Asian currencies advanced this week, led by South Korea’s won, as signs the US economy is improving brightened the outlook for the region’s exports.
Stock indices rallied across Asia after US Department of Labor figures showed on Thursday unemployment claims in the world’s largest economy fell by 4,000 to 364,000 in the week ended Dec. 17, the lowest level since April 2008. Moody’s Investors Service said in a statement yesterday that the outlook for South Korea’s ratings remains stable amid geopolitical risks linked to the death of North Korean leader Kim Jong-il.
“Investment sentiment is improving after US data signaled the world’s largest economy is holding out well,” said Hwang Sun-min, a currency trader in Seoul at Kookmin Bank, South Korea’s largest lender. “Moody’s confirmation of sovereign ratings is helping push the won higher. Still, trading is dull as most players are already in holiday mode.”
The won strengthened 0.7 percent this week to 1,150.20 per US dollar as of 5:34pm in Seoul on Friday. Singapore’s dollar and Malaysia’s ringgit made slight gains against the greenback to S$1.2922 and 3.1558, respectively. The Philippine peso climbed 0.8 percent 43.480 and against the US currency.
Moody’s cited South Korea’s “economic strength, as well as high degree of institutional and government financial strengths” as reasons for keeping the nation’s credit ranking stable.
The Bank of Korea and South Korean Ministry of Strategy and Finance said on Friday in a joint statement after a meeting in Seoul that they would try to curb currency volatility and bolster financing for exporters so that they can cope with the global economic slowdown. Financial markets have restored stability after the death of Kim, according to the statement.

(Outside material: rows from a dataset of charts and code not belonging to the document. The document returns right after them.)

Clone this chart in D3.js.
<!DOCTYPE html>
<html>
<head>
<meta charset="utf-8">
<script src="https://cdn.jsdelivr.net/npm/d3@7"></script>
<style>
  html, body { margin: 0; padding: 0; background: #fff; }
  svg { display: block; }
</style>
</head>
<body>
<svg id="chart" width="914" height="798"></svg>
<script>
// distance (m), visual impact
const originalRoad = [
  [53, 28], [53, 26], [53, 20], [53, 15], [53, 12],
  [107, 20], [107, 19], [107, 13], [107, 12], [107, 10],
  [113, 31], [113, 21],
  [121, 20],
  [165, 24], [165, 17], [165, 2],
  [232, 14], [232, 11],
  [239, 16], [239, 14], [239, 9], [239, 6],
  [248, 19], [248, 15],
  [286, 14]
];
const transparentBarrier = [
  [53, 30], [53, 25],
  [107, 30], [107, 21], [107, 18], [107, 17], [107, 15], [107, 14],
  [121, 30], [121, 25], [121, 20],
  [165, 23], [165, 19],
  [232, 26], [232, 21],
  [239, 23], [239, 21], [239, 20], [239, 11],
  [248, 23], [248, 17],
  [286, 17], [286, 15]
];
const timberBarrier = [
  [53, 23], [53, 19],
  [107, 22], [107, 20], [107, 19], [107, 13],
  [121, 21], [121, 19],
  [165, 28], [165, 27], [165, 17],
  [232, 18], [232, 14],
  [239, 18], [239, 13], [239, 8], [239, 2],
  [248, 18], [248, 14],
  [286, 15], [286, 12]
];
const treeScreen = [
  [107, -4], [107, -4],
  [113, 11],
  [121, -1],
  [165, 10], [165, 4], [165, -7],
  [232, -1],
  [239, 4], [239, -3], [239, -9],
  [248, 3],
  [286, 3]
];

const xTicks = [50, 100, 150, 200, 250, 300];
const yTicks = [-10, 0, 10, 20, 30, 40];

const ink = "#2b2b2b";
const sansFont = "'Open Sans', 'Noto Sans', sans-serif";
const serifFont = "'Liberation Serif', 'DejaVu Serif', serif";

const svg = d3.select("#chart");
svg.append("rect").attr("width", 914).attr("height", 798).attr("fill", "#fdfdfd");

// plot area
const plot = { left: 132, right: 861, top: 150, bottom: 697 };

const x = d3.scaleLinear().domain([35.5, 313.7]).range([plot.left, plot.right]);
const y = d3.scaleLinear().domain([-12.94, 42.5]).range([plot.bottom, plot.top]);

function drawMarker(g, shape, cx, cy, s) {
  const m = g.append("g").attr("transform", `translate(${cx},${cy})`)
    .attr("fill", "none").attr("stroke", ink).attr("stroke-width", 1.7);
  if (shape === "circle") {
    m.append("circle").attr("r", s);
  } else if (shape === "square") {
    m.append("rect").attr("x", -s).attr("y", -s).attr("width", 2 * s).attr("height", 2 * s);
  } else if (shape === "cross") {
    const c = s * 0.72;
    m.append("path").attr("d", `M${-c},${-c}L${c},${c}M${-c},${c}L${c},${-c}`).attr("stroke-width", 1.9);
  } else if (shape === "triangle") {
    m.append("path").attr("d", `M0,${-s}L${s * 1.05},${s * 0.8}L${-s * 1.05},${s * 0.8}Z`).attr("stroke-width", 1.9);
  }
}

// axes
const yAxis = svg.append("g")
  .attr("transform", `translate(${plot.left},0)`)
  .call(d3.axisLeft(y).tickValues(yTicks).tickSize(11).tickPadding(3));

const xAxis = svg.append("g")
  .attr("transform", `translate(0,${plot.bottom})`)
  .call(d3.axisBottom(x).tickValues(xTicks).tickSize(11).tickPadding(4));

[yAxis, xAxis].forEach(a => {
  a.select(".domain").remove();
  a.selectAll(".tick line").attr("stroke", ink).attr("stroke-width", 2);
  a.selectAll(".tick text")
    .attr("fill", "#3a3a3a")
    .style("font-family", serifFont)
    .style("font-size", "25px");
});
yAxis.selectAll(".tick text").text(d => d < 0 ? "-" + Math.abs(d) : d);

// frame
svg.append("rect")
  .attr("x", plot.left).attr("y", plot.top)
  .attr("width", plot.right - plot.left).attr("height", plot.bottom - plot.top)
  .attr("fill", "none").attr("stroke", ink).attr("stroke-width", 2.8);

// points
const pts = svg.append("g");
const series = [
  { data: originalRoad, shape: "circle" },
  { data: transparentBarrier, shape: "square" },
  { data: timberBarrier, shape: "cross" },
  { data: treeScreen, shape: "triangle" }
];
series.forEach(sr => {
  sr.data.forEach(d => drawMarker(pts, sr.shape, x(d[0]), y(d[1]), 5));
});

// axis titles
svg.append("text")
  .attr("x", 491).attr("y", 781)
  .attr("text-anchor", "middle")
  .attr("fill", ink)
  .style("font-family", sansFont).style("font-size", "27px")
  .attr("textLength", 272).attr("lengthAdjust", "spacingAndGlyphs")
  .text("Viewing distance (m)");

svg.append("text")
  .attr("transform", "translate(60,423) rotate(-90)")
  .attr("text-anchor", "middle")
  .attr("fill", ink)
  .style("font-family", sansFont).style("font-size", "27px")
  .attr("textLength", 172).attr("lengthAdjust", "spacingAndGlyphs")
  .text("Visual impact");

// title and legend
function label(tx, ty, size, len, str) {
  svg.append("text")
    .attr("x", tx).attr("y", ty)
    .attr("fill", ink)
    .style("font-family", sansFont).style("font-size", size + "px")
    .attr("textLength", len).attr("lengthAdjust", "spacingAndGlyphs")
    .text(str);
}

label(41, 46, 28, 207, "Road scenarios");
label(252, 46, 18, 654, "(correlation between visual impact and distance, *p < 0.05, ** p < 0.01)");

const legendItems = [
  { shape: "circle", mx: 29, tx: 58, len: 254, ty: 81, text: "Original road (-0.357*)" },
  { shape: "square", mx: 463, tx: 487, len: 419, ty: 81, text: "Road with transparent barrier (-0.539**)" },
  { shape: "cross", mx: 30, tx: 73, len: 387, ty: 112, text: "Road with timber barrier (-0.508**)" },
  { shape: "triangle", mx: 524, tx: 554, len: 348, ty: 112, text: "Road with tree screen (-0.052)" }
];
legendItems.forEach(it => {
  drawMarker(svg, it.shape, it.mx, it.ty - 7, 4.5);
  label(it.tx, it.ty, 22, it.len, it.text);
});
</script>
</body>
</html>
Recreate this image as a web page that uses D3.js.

The New Taiwan dollar advanced 0.2 percent to NT$30.296 against the greenback this week. The NT dollar extended the week’s gains after President Ma Ying-jeou (馬英九) urged state-owned funds on Thursday to boost investment as the country strives to protect its economy from Europe’s debt crisis. The nation’s Financial Supervisory Commission said this week it would let Chinese banks buy stakes in local lenders and financial holding companies.
China’s yuan climbed for a second week after the People’s Bank of China reiterated it would push forward exchange-rate reform and interest-rate liberalization. The central bank set the yuan’s reference rate 0.07 stronger at 6.3209 on Friday, the highest level since Nov. 9.
The Chinese currency strengthened 0.19 percent this week to 6.3364 per US dollar.
Elsewhere, the Thai baht rose 0.1 percent to 31.29 and Indonesia’s rupiah dropped 0.7 percent to 9,100 against the US dollar. India’s rupee was little changed at 52.765.